— begin Data shown —
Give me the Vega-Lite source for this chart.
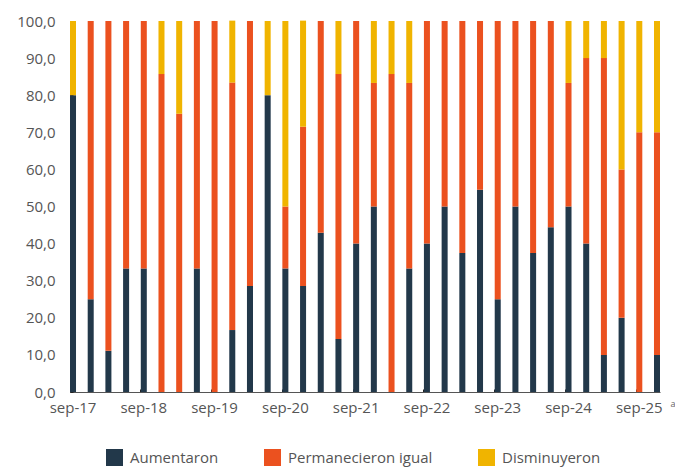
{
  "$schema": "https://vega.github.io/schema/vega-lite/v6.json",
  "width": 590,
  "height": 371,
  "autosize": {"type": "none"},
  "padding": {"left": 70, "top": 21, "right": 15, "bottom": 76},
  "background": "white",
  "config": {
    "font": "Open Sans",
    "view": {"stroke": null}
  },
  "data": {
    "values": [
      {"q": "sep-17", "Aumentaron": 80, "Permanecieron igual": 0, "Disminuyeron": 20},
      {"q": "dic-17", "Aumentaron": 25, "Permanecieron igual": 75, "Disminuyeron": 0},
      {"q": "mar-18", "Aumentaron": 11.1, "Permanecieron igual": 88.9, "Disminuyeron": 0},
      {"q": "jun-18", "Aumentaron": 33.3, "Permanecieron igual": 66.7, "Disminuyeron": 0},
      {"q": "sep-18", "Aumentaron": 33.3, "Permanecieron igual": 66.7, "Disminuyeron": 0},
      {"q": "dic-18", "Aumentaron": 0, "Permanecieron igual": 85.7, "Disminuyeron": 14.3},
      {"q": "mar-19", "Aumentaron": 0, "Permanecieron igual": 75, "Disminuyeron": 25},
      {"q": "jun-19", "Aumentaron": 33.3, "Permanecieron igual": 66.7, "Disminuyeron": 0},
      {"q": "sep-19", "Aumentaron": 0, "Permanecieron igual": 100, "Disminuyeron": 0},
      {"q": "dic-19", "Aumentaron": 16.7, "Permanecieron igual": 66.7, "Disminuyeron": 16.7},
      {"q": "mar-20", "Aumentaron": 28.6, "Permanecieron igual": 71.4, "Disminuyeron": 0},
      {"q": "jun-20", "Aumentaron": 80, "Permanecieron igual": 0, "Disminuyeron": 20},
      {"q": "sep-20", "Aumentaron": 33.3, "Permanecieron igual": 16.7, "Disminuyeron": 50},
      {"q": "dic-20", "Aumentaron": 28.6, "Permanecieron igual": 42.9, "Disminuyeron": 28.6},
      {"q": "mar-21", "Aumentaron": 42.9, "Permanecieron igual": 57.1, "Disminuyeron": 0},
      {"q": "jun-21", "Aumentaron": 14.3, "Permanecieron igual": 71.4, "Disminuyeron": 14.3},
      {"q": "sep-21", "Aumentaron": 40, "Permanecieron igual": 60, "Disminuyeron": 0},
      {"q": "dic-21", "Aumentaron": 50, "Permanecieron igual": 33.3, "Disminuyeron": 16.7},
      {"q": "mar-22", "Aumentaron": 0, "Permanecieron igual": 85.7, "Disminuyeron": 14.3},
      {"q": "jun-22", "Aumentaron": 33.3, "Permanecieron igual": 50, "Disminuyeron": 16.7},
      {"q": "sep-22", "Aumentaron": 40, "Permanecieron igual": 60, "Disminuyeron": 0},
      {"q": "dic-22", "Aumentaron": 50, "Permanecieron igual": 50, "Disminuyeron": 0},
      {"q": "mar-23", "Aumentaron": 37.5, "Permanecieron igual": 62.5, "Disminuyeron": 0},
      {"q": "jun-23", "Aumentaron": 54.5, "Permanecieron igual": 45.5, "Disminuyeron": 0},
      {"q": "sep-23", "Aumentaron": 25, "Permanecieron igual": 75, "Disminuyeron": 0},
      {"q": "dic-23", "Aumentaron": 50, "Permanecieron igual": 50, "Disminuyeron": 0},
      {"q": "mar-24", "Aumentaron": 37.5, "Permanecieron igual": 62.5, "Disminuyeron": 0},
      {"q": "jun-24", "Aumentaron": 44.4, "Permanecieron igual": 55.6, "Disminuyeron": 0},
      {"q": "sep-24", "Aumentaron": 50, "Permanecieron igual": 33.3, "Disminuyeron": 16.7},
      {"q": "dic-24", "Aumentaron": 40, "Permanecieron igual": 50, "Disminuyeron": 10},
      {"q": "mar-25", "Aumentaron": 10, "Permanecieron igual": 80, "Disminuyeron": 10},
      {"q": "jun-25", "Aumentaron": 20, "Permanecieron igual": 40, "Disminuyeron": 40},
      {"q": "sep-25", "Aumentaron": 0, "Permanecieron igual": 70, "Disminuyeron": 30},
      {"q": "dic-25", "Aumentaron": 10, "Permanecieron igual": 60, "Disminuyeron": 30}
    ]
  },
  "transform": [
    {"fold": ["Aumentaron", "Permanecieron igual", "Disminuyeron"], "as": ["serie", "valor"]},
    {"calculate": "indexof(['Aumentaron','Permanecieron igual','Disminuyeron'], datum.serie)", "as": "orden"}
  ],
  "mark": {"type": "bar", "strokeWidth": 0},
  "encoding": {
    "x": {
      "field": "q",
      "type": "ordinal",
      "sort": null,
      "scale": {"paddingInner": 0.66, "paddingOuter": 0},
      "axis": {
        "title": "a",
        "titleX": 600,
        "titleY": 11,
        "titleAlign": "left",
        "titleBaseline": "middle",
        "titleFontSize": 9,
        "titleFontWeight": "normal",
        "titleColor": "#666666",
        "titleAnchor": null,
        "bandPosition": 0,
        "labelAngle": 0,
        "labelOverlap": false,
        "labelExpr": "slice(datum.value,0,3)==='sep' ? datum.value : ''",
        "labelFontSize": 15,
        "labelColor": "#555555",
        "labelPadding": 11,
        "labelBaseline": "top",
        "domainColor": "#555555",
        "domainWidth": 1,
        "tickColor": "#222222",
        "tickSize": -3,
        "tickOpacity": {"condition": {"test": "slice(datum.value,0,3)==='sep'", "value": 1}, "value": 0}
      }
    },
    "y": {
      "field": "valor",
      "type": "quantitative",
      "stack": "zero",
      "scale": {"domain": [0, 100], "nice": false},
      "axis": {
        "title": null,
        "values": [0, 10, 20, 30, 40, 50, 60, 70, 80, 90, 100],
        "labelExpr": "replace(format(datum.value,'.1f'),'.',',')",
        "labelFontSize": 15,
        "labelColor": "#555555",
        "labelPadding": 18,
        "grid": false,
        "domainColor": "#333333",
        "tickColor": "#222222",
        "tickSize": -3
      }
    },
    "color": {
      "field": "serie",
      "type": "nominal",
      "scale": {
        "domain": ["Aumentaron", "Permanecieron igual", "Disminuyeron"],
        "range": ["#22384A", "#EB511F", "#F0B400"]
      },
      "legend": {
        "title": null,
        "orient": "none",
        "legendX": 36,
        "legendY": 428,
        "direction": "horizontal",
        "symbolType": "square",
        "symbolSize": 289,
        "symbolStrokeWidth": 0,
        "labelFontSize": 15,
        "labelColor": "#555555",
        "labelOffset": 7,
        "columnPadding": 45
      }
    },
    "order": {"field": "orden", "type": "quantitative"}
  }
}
— end Data shown —
— begin Data shown —
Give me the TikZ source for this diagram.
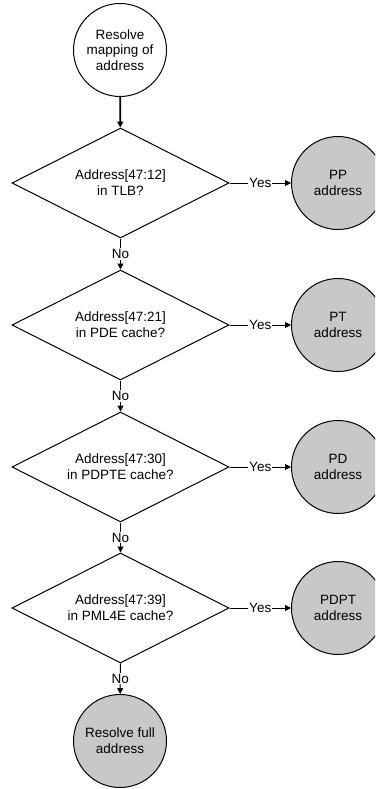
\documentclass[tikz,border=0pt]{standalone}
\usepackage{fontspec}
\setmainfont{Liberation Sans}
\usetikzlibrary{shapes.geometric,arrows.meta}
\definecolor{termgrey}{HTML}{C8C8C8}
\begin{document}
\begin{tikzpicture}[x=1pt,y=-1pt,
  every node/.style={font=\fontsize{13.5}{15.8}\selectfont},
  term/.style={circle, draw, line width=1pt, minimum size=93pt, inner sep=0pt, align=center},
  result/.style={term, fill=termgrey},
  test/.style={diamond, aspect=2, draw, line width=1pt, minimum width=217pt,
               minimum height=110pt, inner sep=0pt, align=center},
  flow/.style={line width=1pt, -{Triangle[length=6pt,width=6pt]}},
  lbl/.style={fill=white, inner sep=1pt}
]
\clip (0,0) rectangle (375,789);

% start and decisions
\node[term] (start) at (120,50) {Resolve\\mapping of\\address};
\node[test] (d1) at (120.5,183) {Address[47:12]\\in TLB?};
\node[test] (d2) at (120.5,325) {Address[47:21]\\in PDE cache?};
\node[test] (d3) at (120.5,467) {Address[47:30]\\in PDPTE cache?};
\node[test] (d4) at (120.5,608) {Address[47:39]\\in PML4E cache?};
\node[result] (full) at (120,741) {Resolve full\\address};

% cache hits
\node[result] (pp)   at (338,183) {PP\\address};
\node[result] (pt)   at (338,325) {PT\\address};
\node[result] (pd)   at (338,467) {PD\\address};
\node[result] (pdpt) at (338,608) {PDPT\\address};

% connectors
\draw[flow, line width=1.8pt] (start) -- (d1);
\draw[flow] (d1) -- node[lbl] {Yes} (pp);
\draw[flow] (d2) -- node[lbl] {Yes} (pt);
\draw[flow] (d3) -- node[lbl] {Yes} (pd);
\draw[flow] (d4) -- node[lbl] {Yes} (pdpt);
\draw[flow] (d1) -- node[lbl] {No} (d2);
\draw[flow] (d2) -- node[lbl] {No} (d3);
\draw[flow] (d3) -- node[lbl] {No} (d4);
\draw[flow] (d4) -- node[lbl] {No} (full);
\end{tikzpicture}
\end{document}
— end Data shown —
* **Exercise prompt**
Report each line in the data that holds the word "Give".

* **Finished answer**
Give me the Vega-Lite source for this chart.
Give me the TikZ source for this diagram.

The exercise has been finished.